During the lockdown, the adv focus was on people as members of the whole society: the idea communicated by brands was that we all were living a collective experience, and that, when everything had to stop, they were working. The home was the centre of such a narration, a perfect theme for brands like Ikea or the Italian home furniture company Scavolini; empty streets, online meeting and doctors wearily smiling under the mask dominated the videos. There was no much originality, as all the bigger brands drew from such images and rhetoric. But what’s happening in the ads, now that life is slowly coming back to normality in many parts of the West, too?

While some brands publish “normal” ads, without referring to what we all experienced, others hint at the ending emergency.

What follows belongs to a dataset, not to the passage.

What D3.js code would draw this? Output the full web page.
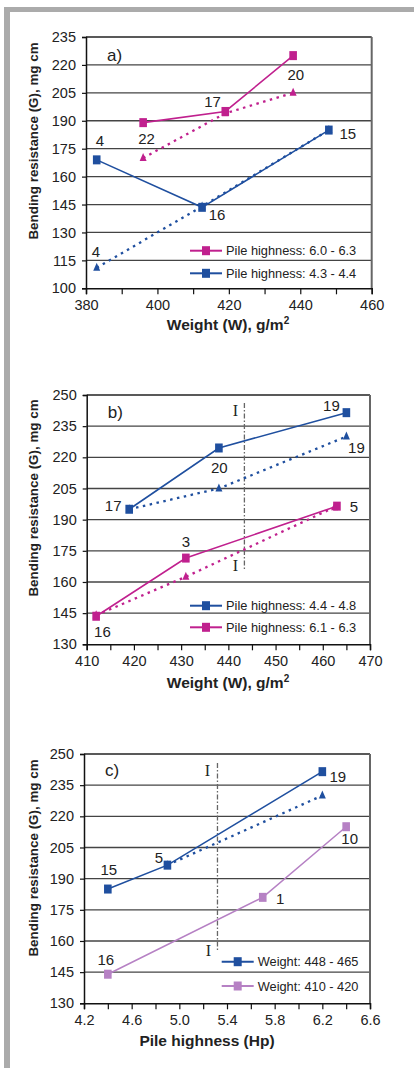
<!DOCTYPE html>
<html>
<head>
<meta charset="utf-8">
<script src="https://cdn.jsdelivr.net/npm/d3@7"></script>
<style>
  body { margin: 0; background: #fff; }
  svg { display: block; font-family: "Liberation Sans", Arial, sans-serif; }
</style>
</head>
<body>
<div id="chart"></div>
<script>
// ---- data ----
// a) weight vs bending resistance
const weightA_pink = [396, 419, 438];
const resistA_pink = [189, 195, 225];
const resistA_pinkDot = [170, 194, 205];
const labelsA_pink = ['22', '17', '20'];
const weightA_blue = [383, 412.5, 448];
const resistA_blue = [169, 143.5, 185];
const resistA_blueDot = [111, 144, 185];
const labelsA_blue = ['4', '16', '15'];
const labelsA_blueDot = ['4', '', ''];
const xTicksA = [380, 400, 420, 440, 460];
const yTicksA = [100, 115, 130, 145, 160, 175, 190, 205, 220, 235];

// b) weight vs bending resistance
const weightB_blue = [419, 438, 465];
const resistB_blue = [195, 224.5, 241.5];
const resistB_blueDot = [195, 205, 230];
const labelsB_blue = ['17', '', '19'];
const labelsB_blueDot = ['', '20', '19'];
const weightB_pink = [412, 431, 463];
const resistB_pink = [143.5, 171.5, 196.5];
const weightB_pinkDot = [412, 431, 462.5];
const resistB_pinkDot = [144, 162.5, 196];
const labelsB_pink = ['16', '3', '5'];
const xTicksB = [410, 420, 430, 440, 450, 460, 470];
const yTicksB = [130, 145, 160, 175, 190, 205, 220, 235, 250];

// c) pile highness vs bending resistance
const pileC_blue = [4.4, 4.9, 6.2];
const resistC_blue = [185, 196.5, 241.5];
const pileC_blueDot = [4.9, 6.2];
const resistC_blueDot = [196.5, 230];
const labelsC_blue = ['15', '5', '19'];
const pileC_lav = [4.4, 5.7, 6.4];
const resistC_lav = [144, 181, 215];
const labelsC_lav = ['16', '1', '10'];
const xTicksC = [4.2, 4.6, 5.0, 5.4, 5.8, 6.2, 6.6];
const yTicksC = [130, 145, 160, 175, 190, 205, 220, 235, 250];

const legendA = ['Pile highness: 6.0 - 6.3', 'Pile highness: 4.3 - 4.4'];
const legendB = ['Pile highness: 4.4 - 4.8', 'Pile highness: 6.1 - 6.3'];
const legendC = ['Weight: 448 - 465', 'Weight: 410 - 420'];
const lineIB = 443.4;
const lineIC = 5.32;

// ---- drawing ----
const W = 414, H = 1068;
const pink = '#c0208e', blue = '#1f4f9f', lav = '#b681c4';

const svg = d3.select('#chart').append('svg')
  .attr('width', W)
  .attr('height', H);

// gray frame
svg.append('rect').attr('x', 4).attr('y', 7).attr('width', 6).attr('height', H - 7).attr('fill', '#ababab');
svg.append('rect').attr('x', 4).attr('y', 7).attr('width', W - 4).attr('height', 5).attr('fill', '#ababab');

const zip = (xs, ys, ls) => xs.map((x, i) => ({ x, y: ys[i], label: ls ? ls[i] : '' }));

function panel(cfg) {
  const x = d3.scaleLinear().domain(cfg.xDomain).range(cfg.xRange);
  const y = d3.scaleLinear().domain(cfg.yDomain).range(cfg.yRange);
  const g = svg.append('g');
  const [x0, x1] = cfg.xRange, [y0, y1] = cfg.yRange;

  // grid
  g.selectAll('.grid')
    .data(cfg.yTicks.slice(1, -1))
    .join('line')
      .attr('x1', x0).attr('x2', x1)
      .attr('y1', d => y(d)).attr('y2', d => y(d))
      .attr('stroke', '#444').attr('stroke-width', 1.3);

  // frame top/right
  g.append('line').attr('x1', x0).attr('x2', x1).attr('y1', y1).attr('y2', y1)
    .attr('stroke', '#222').attr('stroke-width', 1.5);
  g.append('line').attr('x1', x1).attr('x2', x1).attr('y1', y1).attr('y2', y0)
    .attr('stroke', '#666').attr('stroke-width', 2);

  // axes
  const xAxis = d3.axisBottom(x).tickValues(cfg.minorTicks).tickSize(6)
    .tickFormat(d => cfg.xTicks.some(t => Math.abs(t - d) < 1e-9) ? cfg.fmt(d) : '')
    .tickPadding(5);
  const ax = g.append('g').attr('transform', `translate(0,${y0})`).call(xAxis);
  ax.select('.domain').attr('stroke', '#111').attr('stroke-width', 1.5);
  ax.selectAll('.tick line').attr('stroke', '#111').attr('stroke-width', 1.2);
  ax.selectAll('.tick text').attr('font-size', 14.5).attr('fill', '#222')
    .attr('font-family', '"Liberation Sans", Arial, sans-serif');

  const yAxis = d3.axisLeft(y).tickValues(cfg.yTicks).tickSize(4).tickPadding(6);
  const ay = g.append('g').attr('transform', `translate(${x0},0)`).call(yAxis);
  ay.select('.domain').attr('stroke', '#111').attr('stroke-width', 1.5);
  ay.selectAll('.tick line').attr('stroke', '#111').attr('stroke-width', 1.2);
  ay.selectAll('.tick text').attr('font-size', 14.5).attr('fill', '#222')
    .attr('font-family', '"Liberation Sans", Arial, sans-serif');

  // vertical "I" line
  if (cfg.iLine) {
    const v = cfg.iLine;
    g.append('line')
      .attr('x1', x(v.at)).attr('x2', x(v.at))
      .attr('y1', v.top).attr('y2', v.bottom)
      .attr('stroke', '#666').attr('stroke-width', 1.3)
      .attr('stroke-dasharray', '5,2,1.5,2');
    v.labels.forEach(p => {
      g.append('text').attr('x', x(v.at) + p[0]).attr('y', p[1])
        .attr('text-anchor', 'middle')
        .attr('font-family', '"Liberation Serif", "Times New Roman", serif')
        .attr('font-size', 16).attr('fill', '#222').text('I');
    });
  }

  const line = d3.line().x(d => x(d.x)).y(d => y(d.y));

  // dotted series
  cfg.dotted.forEach(s => {
    g.append('path').datum(s.pts)
      .attr('d', line).attr('fill', 'none')
      .attr('stroke', s.color).attr('stroke-width', 2.3)
      .attr('stroke-dasharray', '2.5,4.5');
    g.selectAll(null).data(s.pts).join('path')
      .attr('transform', d => `translate(${x(d.x)},${y(d.y)})`)
      .attr('d', 'M0,-5L3.5,3L-3.5,3Z')
      .attr('fill', s.color);
  });

  // solid series
  cfg.solid.forEach(s => {
    g.append('path').datum(s.pts)
      .attr('d', line).attr('fill', 'none')
      .attr('stroke', s.color).attr('stroke-width', s.width || 1.6);
    g.selectAll(null).data(s.pts).join('rect')
      .attr('x', d => x(d.x) - 3.8).attr('y', d => y(d.y) - 4.5)
      .attr('width', 7.6).attr('height', 9)
      .attr('fill', s.color);
  });

  // point labels
  cfg.labels.forEach(s => {
    s.pts.forEach((d, i) => {
      if (!d.label) return;
      const off = s.off[i];
      g.append('text')
        .attr('x', x(d.x) + off[0]).attr('y', y(d.y) + off[1])
        .attr('text-anchor', 'middle')
        .attr('font-size', 15).attr('fill', '#222')
        .text(d.label);
    });
  });

  // panel letter
  g.append('text').attr('x', x0 + 21).attr('y', cfg.letterY)
    .attr('font-size', 17).attr('fill', '#222').text(cfg.letter);

  // legend
  cfg.legend.forEach((name, i) => {
    const ly = cfg.legendPos[1] + i * cfg.legendStep;
    const lx = cfg.legendPos[0];
    g.append('line').attr('x1', lx).attr('x2', lx + 32).attr('y1', ly).attr('y2', ly)
      .attr('stroke', cfg.legendColors[i]).attr('stroke-width', 2);
    g.append('rect').attr('x', lx + 12).attr('y', ly - 4.5).attr('width', 8).attr('height', 9)
      .attr('fill', cfg.legendColors[i]);
    g.append('text').attr('x', lx + 36).attr('y', ly + 4.5)
      .attr('font-size', 12.8).attr('fill', '#222').text(name);
  });

  // axis titles
  g.append('text')
    .attr('transform', `translate(${cfg.yTitle[0]},${cfg.yTitle[1]}) rotate(-90)`)
    .attr('text-anchor', 'middle').attr('font-weight', 'bold')
    .attr('font-size', 13.4).attr('fill', '#222')
    .text('Bending resistance (G), mg cm');
  const xt = g.append('text')
    .attr('x', cfg.xTitle[0]).attr('y', cfg.xTitle[1])
    .attr('text-anchor', 'middle').attr('font-weight', 'bold')
    .attr('font-size', 15.5).attr('fill', '#222');
  if (cfg.squared) {
    xt.text('Weight (W), g/m');
    xt.append('tspan').attr('font-size', 10).attr('dy', -6).text('2');
  } else {
    xt.text(cfg.xTitleText);
  }
}

const range = (a, b, s) => d3.range(0, Math.round((b - a) / s) + 1).map(i => +(a + i * s).toFixed(3));

// a)
panel({
  xDomain: [380, 460], xRange: [86, 371.7],
  yDomain: [100, 235], yRange: [288.3, 37],
  xTicks: xTicksA, yTicks: yTicksA, minorTicks: range(380, 460, 10), fmt: d3.format('d'),
  dotted: [
    { color: pink, pts: zip(weightA_pink, resistA_pinkDot) },
    { color: blue, pts: zip(weightA_blue, resistA_blueDot) }
  ],
  solid: [
    { color: pink, pts: zip(weightA_pink, resistA_pink) },
    { color: blue, pts: zip(weightA_blue, resistA_blue) }
  ],
  labels: [
    { pts: zip(weightA_pink, resistA_pink, labelsA_pink), off: [[3.5, 21.7], [-12.7, -4.4], [2.7, 24]] },
    { pts: zip(weightA_blue, resistA_blue, labelsA_blue), off: [[3.3, -14], [15, 12.7], [19, 8.6]] },
    { pts: zip(weightA_blue, resistA_blueDot, labelsA_blueDot), off: [[-0.7, -11], [0, 0], [0, 0]] }
  ],
  letter: 'a)', letterY: 61,
  legend: legendA, legendColors: [pink, blue], legendPos: [190, 250.7], legendStep: 22.6,
  yTitle: [38, 141], xTitle: [228, 330], squared: true
});

// b)
panel({
  xDomain: [410, 470], xRange: [86.7, 370],
  yDomain: [130, 250], yRange: [644.3, 395],
  xTicks: xTicksB, yTicks: yTicksB, minorTicks: range(410, 470, 5), fmt: d3.format('d'),
  iLine: { at: lineIB, top: 403, bottom: 569, labels: [[-9, 416], [-9, 571]] },
  dotted: [
    { color: blue, pts: zip(weightB_blue, resistB_blueDot) },
    { color: pink, pts: zip(weightB_pinkDot, resistB_pinkDot) }
  ],
  solid: [
    { color: blue, pts: zip(weightB_blue, resistB_blue) },
    { color: pink, pts: zip(weightB_pink, resistB_pink) }
  ],
  labels: [
    { pts: zip(weightB_blue, resistB_blue, labelsB_blue), off: [[-16, 1.7], [0, 0], [-15, -1.6]] },
    { pts: zip(weightB_blue, resistB_blueDot, labelsB_blueDot), off: [[0, 0], [0.4, -15], [10, 16]] },
    { pts: zip(weightB_pink, resistB_pink, labelsB_pink), off: [[6.3, 20.6], [0, -11.4], [17, 5.4]] }
  ],
  letter: 'b)', letterY: 418,
  legend: legendB, legendColors: [blue, pink], legendPos: [190, 605.7], legendStep: 21.6,
  yTitle: [38, 498], xTitle: [228, 688], squared: true
});

// c)
panel({
  xDomain: [4.2, 6.6], xRange: [84, 370],
  yDomain: [130, 250], yRange: [1003.3, 754],
  xTicks: xTicksC, yTicks: yTicksC, minorTicks: range(4.2, 6.6, 0.2), fmt: d3.format('.1f'),
  iLine: { at: lineIC, top: 763, bottom: 950, labels: [[-10, 776], [-9, 956]] },
  dotted: [
    { color: blue, pts: zip(pileC_blueDot, resistC_blueDot) }
  ],
  solid: [
    { color: blue, pts: zip(pileC_blue, resistC_blue) },
    { color: lav, pts: zip(pileC_lav, resistC_lav), width: 1.5 }
  ],
  labels: [
    { pts: zip(pileC_blue, resistC_blue, labelsC_blue), off: [[1, -13.7], [-8.5, -2.6], [15.5, 10.7]] },
    { pts: zip(pileC_lav, resistC_lav, labelsC_lav), off: [[-2, -9.3], [17.4, 6.3], [3.5, 17.3]] }
  ],
  letter: 'c)', letterY: 776,
  legend: legendC, legendColors: [blue, lav], legendPos: [221.7, 961.7], legendStep: 24.3,
  yTitle: [38, 858], xTitle: [207, 1045.7], xTitleText: 'Pile highness (Hp)'
});
</script>
</body>
</html>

The car brand BMW has the famous Paralympic champion Alex Zanardi, as the ambassador of its Italian TV ad released in May, embodying the message narrated by the voiceover: not to give up in front of big changes. Bank of America focuses on the rhetoric of the new beginning, showing dawn in town, with stores opening, portcullises being lifted and lights being turned on: once again, the message is clear and clarified by the narrator’s voice: “Tomorrow starts today”. A more playful tone of voice – consistent with the field of its business – is used by the fitness appliances brand Decathlon in its Spanish ad, referring to the fact that the summer holidays will be spent in the home country: what you do on holiday is more important than where you go.

Each one of these TV ads uses a different way – more playful for some, more epic for others – to refer to the changes brought in by the epidemic, but none of them explicitly refer to that situation: now people want life to be normal as much as possible, and not to be constantly reminded about the tough period. Marketing must consider this mood.